▶ [Data block]
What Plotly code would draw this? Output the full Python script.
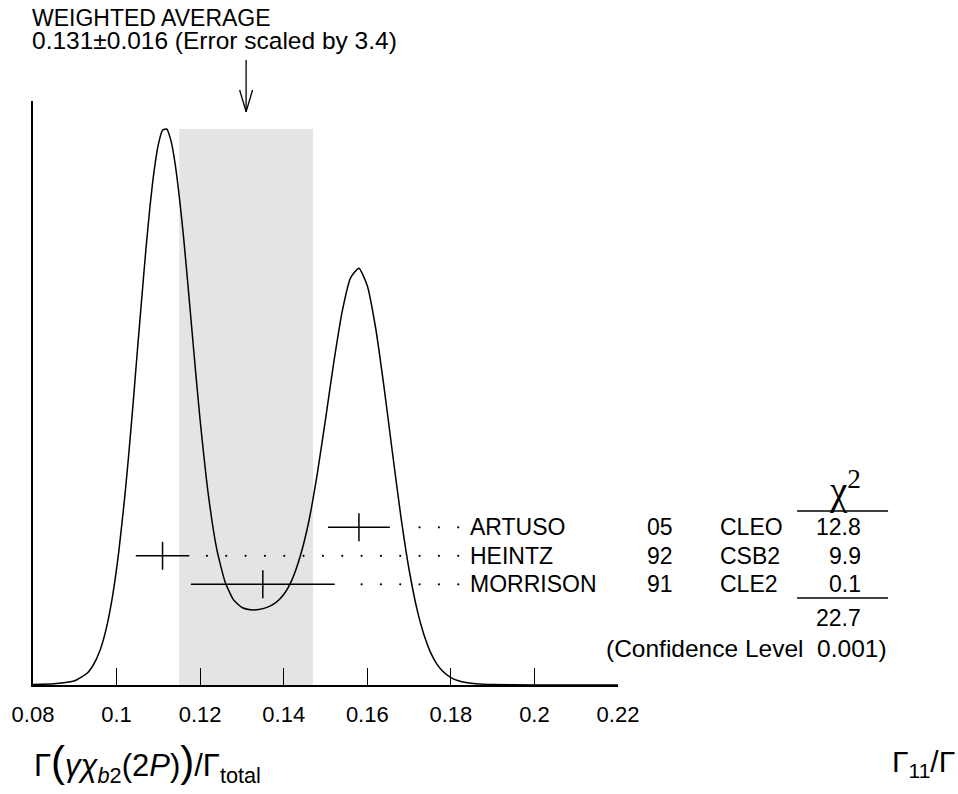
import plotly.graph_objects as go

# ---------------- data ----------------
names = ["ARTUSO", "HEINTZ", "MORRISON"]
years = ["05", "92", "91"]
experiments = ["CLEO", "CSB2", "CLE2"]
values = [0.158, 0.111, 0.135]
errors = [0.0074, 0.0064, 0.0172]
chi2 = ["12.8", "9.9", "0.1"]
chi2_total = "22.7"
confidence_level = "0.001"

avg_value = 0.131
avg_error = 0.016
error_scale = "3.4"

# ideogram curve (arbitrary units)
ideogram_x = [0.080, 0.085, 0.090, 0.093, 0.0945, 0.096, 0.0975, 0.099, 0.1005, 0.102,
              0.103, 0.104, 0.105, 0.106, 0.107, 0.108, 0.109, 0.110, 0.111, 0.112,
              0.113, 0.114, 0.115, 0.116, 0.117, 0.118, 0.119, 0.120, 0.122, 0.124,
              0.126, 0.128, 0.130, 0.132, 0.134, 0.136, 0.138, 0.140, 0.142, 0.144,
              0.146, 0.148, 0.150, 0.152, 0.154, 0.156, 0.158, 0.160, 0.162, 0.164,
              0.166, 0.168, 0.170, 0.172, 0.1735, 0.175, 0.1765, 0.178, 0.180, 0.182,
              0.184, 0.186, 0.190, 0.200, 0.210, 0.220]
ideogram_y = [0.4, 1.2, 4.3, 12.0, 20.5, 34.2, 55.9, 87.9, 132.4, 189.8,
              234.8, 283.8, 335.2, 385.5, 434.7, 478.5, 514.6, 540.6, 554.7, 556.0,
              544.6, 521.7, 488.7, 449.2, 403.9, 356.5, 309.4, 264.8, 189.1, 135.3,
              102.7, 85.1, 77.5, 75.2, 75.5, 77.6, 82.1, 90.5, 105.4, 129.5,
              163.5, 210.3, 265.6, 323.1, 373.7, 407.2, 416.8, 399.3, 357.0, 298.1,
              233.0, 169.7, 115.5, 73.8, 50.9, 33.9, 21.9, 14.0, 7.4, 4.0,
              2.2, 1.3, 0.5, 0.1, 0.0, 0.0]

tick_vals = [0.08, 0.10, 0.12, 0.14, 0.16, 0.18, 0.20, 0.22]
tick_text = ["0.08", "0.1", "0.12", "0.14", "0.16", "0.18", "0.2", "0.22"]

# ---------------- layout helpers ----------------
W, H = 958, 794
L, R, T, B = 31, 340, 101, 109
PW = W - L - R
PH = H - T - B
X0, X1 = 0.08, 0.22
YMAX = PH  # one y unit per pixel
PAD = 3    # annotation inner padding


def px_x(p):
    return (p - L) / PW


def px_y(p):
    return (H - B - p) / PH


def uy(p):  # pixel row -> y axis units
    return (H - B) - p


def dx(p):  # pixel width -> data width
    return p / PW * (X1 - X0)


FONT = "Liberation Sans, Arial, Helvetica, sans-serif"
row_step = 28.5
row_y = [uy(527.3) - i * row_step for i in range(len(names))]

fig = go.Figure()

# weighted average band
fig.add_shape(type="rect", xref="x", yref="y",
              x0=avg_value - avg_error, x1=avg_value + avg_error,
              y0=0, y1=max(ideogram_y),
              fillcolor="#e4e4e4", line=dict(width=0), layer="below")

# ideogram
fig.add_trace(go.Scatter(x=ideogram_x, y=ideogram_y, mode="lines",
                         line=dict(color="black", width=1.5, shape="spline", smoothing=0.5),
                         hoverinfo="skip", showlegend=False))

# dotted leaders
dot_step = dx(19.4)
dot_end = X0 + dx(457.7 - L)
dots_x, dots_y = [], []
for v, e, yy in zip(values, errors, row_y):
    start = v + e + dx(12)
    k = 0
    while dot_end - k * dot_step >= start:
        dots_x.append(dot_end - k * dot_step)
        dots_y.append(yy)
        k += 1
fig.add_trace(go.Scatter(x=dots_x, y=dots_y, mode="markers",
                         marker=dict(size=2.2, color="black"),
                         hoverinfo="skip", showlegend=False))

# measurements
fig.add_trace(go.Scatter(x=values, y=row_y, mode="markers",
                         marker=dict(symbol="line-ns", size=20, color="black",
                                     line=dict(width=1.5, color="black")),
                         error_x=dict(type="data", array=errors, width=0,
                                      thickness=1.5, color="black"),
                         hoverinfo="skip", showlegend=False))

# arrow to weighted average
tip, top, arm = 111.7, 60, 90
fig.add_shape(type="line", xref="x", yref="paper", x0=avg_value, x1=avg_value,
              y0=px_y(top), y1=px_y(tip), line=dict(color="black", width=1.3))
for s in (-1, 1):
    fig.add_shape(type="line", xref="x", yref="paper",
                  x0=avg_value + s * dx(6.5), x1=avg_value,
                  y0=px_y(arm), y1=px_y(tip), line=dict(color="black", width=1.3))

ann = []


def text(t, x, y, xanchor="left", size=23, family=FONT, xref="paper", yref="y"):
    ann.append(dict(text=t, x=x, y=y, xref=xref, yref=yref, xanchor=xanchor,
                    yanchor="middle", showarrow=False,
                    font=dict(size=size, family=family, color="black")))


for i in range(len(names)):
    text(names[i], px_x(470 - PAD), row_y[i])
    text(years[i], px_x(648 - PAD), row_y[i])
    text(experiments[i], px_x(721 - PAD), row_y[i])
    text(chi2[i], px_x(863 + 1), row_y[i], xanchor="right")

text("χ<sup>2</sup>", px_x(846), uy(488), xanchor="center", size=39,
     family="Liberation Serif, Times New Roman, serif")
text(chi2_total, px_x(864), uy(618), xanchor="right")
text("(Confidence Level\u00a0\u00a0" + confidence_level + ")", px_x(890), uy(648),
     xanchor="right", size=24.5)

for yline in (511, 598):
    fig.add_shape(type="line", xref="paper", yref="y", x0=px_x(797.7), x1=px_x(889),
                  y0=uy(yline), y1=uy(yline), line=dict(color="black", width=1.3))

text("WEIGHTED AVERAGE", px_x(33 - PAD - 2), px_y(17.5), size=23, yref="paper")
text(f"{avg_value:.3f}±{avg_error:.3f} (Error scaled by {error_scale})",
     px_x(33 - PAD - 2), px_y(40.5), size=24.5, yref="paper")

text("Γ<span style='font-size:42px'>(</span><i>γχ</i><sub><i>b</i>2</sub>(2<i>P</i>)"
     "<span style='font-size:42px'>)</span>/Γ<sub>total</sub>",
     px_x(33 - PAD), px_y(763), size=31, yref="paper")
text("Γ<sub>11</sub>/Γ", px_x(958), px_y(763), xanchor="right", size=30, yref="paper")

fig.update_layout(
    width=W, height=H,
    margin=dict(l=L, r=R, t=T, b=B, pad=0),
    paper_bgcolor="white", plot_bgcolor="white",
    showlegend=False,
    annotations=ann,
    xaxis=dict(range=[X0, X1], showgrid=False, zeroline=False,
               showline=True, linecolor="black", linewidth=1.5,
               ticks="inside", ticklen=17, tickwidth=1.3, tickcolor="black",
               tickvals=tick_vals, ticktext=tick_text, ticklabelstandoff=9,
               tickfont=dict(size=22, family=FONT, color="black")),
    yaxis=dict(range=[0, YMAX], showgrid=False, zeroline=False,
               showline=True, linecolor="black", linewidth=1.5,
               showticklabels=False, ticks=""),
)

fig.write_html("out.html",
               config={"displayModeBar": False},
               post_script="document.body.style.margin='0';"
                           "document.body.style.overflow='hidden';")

▶ [What is required] Without the pictures, transcribe the listing above exactly.

▶ [Solution]
What Plotly code would draw this? Output the full Python script.
import plotly.graph_objects as go

# ---------------- data ----------------
names = ["ARTUSO", "HEINTZ", "MORRISON"]
years = ["05", "92", "91"]
experiments = ["CLEO", "CSB2", "CLE2"]
values = [0.158, 0.111, 0.135]
errors = [0.0074, 0.0064, 0.0172]
chi2 = ["12.8", "9.9", "0.1"]
chi2_total = "22.7"
confidence_level = "0.001"

avg_value = 0.131
avg_error = 0.016
error_scale = "3.4"

# ideogram curve (arbitrary units)
ideogram_x = [0.080, 0.085, 0.090, 0.093, 0.0945, 0.096, 0.0975, 0.099, 0.1005, 0.102,
              0.103, 0.104, 0.105, 0.106, 0.107, 0.108, 0.109, 0.110, 0.111, 0.112,
              0.113, 0.114, 0.115, 0.116, 0.117, 0.118, 0.119, 0.120, 0.122, 0.124,
              0.126, 0.128, 0.130, 0.132, 0.134, 0.136, 0.138, 0.140, 0.142, 0.144,
              0.146, 0.148, 0.150, 0.152, 0.154, 0.156, 0.158, 0.160, 0.162, 0.164,
              0.166, 0.168, 0.170, 0.172, 0.1735, 0.175, 0.1765, 0.178, 0.180, 0.182,
              0.184, 0.186, 0.190, 0.200, 0.210, 0.220]
ideogram_y = [0.4, 1.2, 4.3, 12.0, 20.5, 34.2, 55.9, 87.9, 132.4, 189.8,
              234.8, 283.8, 335.2, 385.5, 434.7, 478.5, 514.6, 540.6, 554.7, 556.0,
              544.6, 521.7, 488.7, 449.2, 403.9, 356.5, 309.4, 264.8, 189.1, 135.3,
              102.7, 85.1, 77.5, 75.2, 75.5, 77.6, 82.1, 90.5, 105.4, 129.5,
              163.5, 210.3, 265.6, 323.1, 373.7, 407.2, 416.8, 399.3, 357.0, 298.1,
              233.0, 169.7, 115.5, 73.8, 50.9, 33.9, 21.9, 14.0, 7.4, 4.0,
              2.2, 1.3, 0.5, 0.1, 0.0, 0.0]

tick_vals = [0.08, 0.10, 0.12, 0.14, 0.16, 0.18, 0.20, 0.22]
tick_text = ["0.08", "0.1", "0.12", "0.14", "0.16", "0.18", "0.2", "0.22"]

# ---------------- layout helpers ----------------
W, H = 958, 794
L, R, T, B = 31, 340, 101, 109
PW = W - L - R
PH = H - T - B
X0, X1 = 0.08, 0.22
YMAX = PH  # one y unit per pixel
PAD = 3    # annotation inner padding


def px_x(p):
    return (p - L) / PW


def px_y(p):
    return (H - B - p) / PH


def uy(p):  # pixel row -> y axis units
    return (H - B) - p


def dx(p):  # pixel width -> data width
    return p / PW * (X1 - X0)


FONT = "Liberation Sans, Arial, Helvetica, sans-serif"
row_step = 28.5
row_y = [uy(527.3) - i * row_step for i in range(len(names))]

fig = go.Figure()

# weighted average band
fig.add_shape(type="rect", xref="x", yref="y",
              x0=avg_value - avg_error, x1=avg_value + avg_error,
              y0=0, y1=max(ideogram_y),
              fillcolor="#e4e4e4", line=dict(width=0), layer="below")

# ideogram
fig.add_trace(go.Scatter(x=ideogram_x, y=ideogram_y, mode="lines",
                         line=dict(color="black", width=1.5, shape="spline", smoothing=0.5),
                         hoverinfo="skip", showlegend=False))

# dotted leaders
dot_step = dx(19.4)
dot_end = X0 + dx(457.7 - L)
dots_x, dots_y = [], []
for v, e, yy in zip(values, errors, row_y):
    start = v + e + dx(12)
    k = 0
    while dot_end - k * dot_step >= start:
        dots_x.append(dot_end - k * dot_step)
        dots_y.append(yy)
        k += 1
fig.add_trace(go.Scatter(x=dots_x, y=dots_y, mode="markers",
                         marker=dict(size=2.2, color="black"),
                         hoverinfo="skip", showlegend=False))

# measurements
fig.add_trace(go.Scatter(x=values, y=row_y, mode="markers",
                         marker=dict(symbol="line-ns", size=20, color="black",
                                     line=dict(width=1.5, color="black")),
                         error_x=dict(type="data", array=errors, width=0,
                                      thickness=1.5, color="black"),
                         hoverinfo="skip", showlegend=False))

# arrow to weighted average
tip, top, arm = 111.7, 60, 90
fig.add_shape(type="line", xref="x", yref="paper", x0=avg_value, x1=avg_value,
              y0=px_y(top), y1=px_y(tip), line=dict(color="black", width=1.3))
for s in (-1, 1):
    fig.add_shape(type="line", xref="x", yref="paper",
                  x0=avg_value + s * dx(6.5), x1=avg_value,
                  y0=px_y(arm), y1=px_y(tip), line=dict(color="black", width=1.3))

ann = []


def text(t, x, y, xanchor="left", size=23, family=FONT, xref="paper", yref="y"):
    ann.append(dict(text=t, x=x, y=y, xref=xref, yref=yref, xanchor=xanchor,
                    yanchor="middle", showarrow=False,
                    font=dict(size=size, family=family, color="black")))


for i in range(len(names)):
    text(names[i], px_x(470 - PAD), row_y[i])
    text(years[i], px_x(648 - PAD), row_y[i])
    text(experiments[i], px_x(721 - PAD), row_y[i])
    text(chi2[i], px_x(863 + 1), row_y[i], xanchor="right")

text("χ<sup>2</sup>", px_x(846), uy(488), xanchor="center", size=39,
     family="Liberation Serif, Times New Roman, serif")
text(chi2_total, px_x(864), uy(618), xanchor="right")
text("(Confidence Level\u00a0\u00a0" + confidence_level + ")", px_x(890), uy(648),
     xanchor="right", size=24.5)

for yline in (511, 598):
    fig.add_shape(type="line", xref="paper", yref="y", x0=px_x(797.7), x1=px_x(889),
                  y0=uy(yline), y1=uy(yline), line=dict(color="black", width=1.3))

text("WEIGHTED AVERAGE", px_x(33 - PAD - 2), px_y(17.5), size=23, yref="paper")
text(f"{avg_value:.3f}±{avg_error:.3f} (Error scaled by {error_scale})",
     px_x(33 - PAD - 2), px_y(40.5), size=24.5, yref="paper")

text("Γ<span style='font-size:42px'>(</span><i>γχ</i><sub><i>b</i>2</sub>(2<i>P</i>)"
     "<span style='font-size:42px'>)</span>/Γ<sub>total</sub>",
     px_x(33 - PAD), px_y(763), size=31, yref="paper")
text("Γ<sub>11</sub>/Γ", px_x(958), px_y(763), xanchor="right", size=30, yref="paper")

fig.update_layout(
    width=W, height=H,
    margin=dict(l=L, r=R, t=T, b=B, pad=0),
    paper_bgcolor="white", plot_bgcolor="white",
    showlegend=False,
    annotations=ann,
    xaxis=dict(range=[X0, X1], showgrid=False, zeroline=False,
               showline=True, linecolor="black", linewidth=1.5,
               ticks="inside", ticklen=17, tickwidth=1.3, tickcolor="black",
               tickvals=tick_vals, ticktext=tick_text, ticklabelstandoff=9,
               tickfont=dict(size=22, family=FONT, color="black")),
    yaxis=dict(range=[0, YMAX], showgrid=False, zeroline=False,
               showline=True, linecolor="black", linewidth=1.5,
               showticklabels=False, ticks=""),
)

fig.write_html("out.html",
               config={"displayModeBar": False},
               post_script="document.body.style.margin='0';"
                           "document.body.style.overflow='hidden';")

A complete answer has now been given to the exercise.